For operations heads at many of the large futures commission merchants (FCMs), they are being pressured to improve their total cost of ownership, resulting in increased consolidation of systems, streamlining straight through processing (STP), and reallocating resources on the front-end.

In this sense, outsourcing front-office technology to third-party vendors is making more economic sense for FCMs. 

This has been the case with banks such as Barclays, BNP Paribas and Citi outsourcing their listed derivatives trading platform to Fidessa. 

Most recently, JP Morgan decided adopt technology from high frequency trading firm Virtu Financial for US Treasuries. The bank will use Virtu’s proprietary systems and order routing through a trading partnership in the dealer-to-dealer US treasuries market.

Aside from costs, third-party solutions also allows FCMs to focus what they want to build in-house, and therefore devote resources to what they think can differentiate them from the competition. 

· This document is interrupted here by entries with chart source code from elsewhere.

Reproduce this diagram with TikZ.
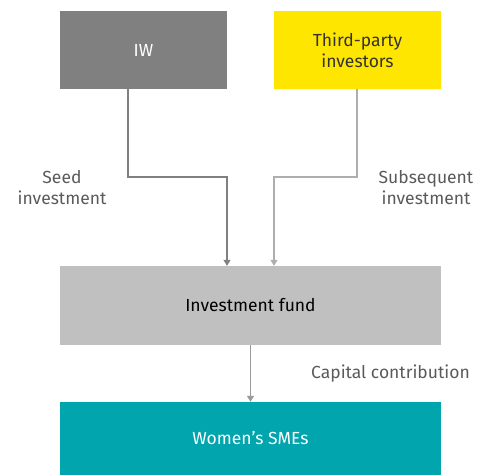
\documentclass[tikz,border=0pt]{standalone}
\usepackage{fontspec}
\setmainfont{Fira Sans}
\usetikzlibrary{arrows.meta}
\definecolor{iwgray}{HTML}{808080}
\definecolor{eyyellow}{HTML}{FFE600}
\definecolor{fundgray}{HTML}{C0C0C0}
\definecolor{teal}{HTML}{00A5AE}
\definecolor{labelgray}{HTML}{5A5A5A}
\definecolor{linegray}{HTML}{9A9A9A}
\begin{document}
\begin{tikzpicture}[x=1pt,y=-1pt,
  box/.style={draw=none,minimum height=#1,inner sep=0pt,align=center,font=\fontsize{17.5}{21}\selectfont},
  lbl/.style={text=labelgray,align=center,font=\fontsize{17.5}{21}\selectfont,inner sep=0pt},
  conn/.style={draw=linegray,line width=1.2pt,-{Triangle[length=6pt,width=7pt]}}]
\useasboundingbox (0,0) rectangle (477,475);
\node[box=78pt,fill=iwgray,minimum width=167pt,text=white] (iw) at (143.5,50) {IW};
\node[box=78pt,fill=eyyellow,minimum width=167pt,text=black!80] (tp) at (357.5,50) {Third-party\\investors};
\node[box=79pt,fill=fundgray,minimum width=381pt,text=black] (fund) at (250.5,305.5) {Investment fund};
\node[box=73pt,fill=teal,minimum width=381pt,text=white] (sme) at (250.5,438.5) {Women's SMEs};
\coordinate (a1) at (128,177);
\coordinate (a2) at (227,177);
\coordinate (b1) at (357,177);
\coordinate (b2) at (274,177);
\draw[conn,draw=iwgray] (iw.south -| a1) -- (a1) -- (a2) -- (a2 |- fund.north);
\draw[conn,draw=linegray!80] (tp.south -| b1) -- (b1) -- (b2) -- (b2 |- fund.north);
\draw[conn] (fund.south) -- (sme.north);
\node[lbl] (seed) at (62,188) {Seed\\investment};
\node[lbl] (subs) at (426,188) {Subsequent\\investment};
\node[lbl,anchor=west] (cap) at (311,374) {Capital contribution};
\end{tikzpicture}
\end{document}
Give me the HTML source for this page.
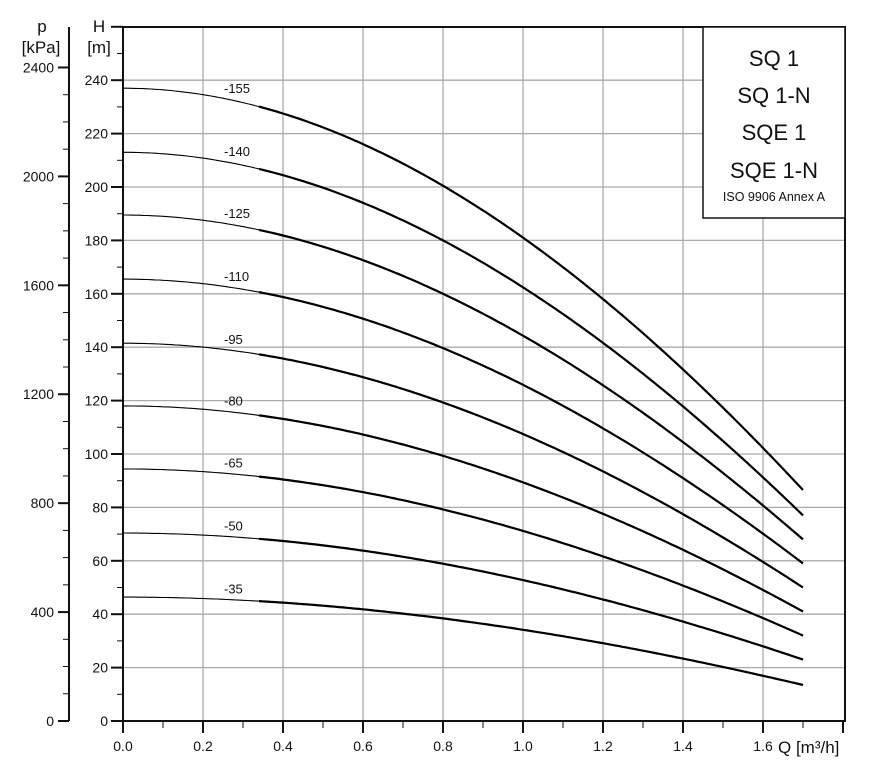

“FCMs have for the most part decided that areas such as order management, market access, compliance and regulation are not areas that differentiate them. Rather, they are choosing to differentiate closer to their clients through better execution and algorithmic offerings, and through better analytics,” says Justin Llewellyn-Jones, global head of derivatives, Fidessa. 

“Servicing the buy-side through a better quality of execution, and proving that with better analytics, is definitely a focus area for FCMs.”

Client demands are also encouraging FCMs to adopt third-party solutions. Llewelyn-Jones highlights how the traditional vertical silo in which there is single broker relationship between the buy- and sell-side is gradually eroding, as the buy-side look to spread their risk and seek a better quality of execution. 

As a result, FCMs are forced to review their technology offering for derivatives to keep up with this new horizontal broker-buy-side relationship. “[This] gets reflected back into the technology stack, because closed proprietary solutions no longer resonate, instead open architectures with multi-broker solutions become the preference,” Llewelyn-Jones adds.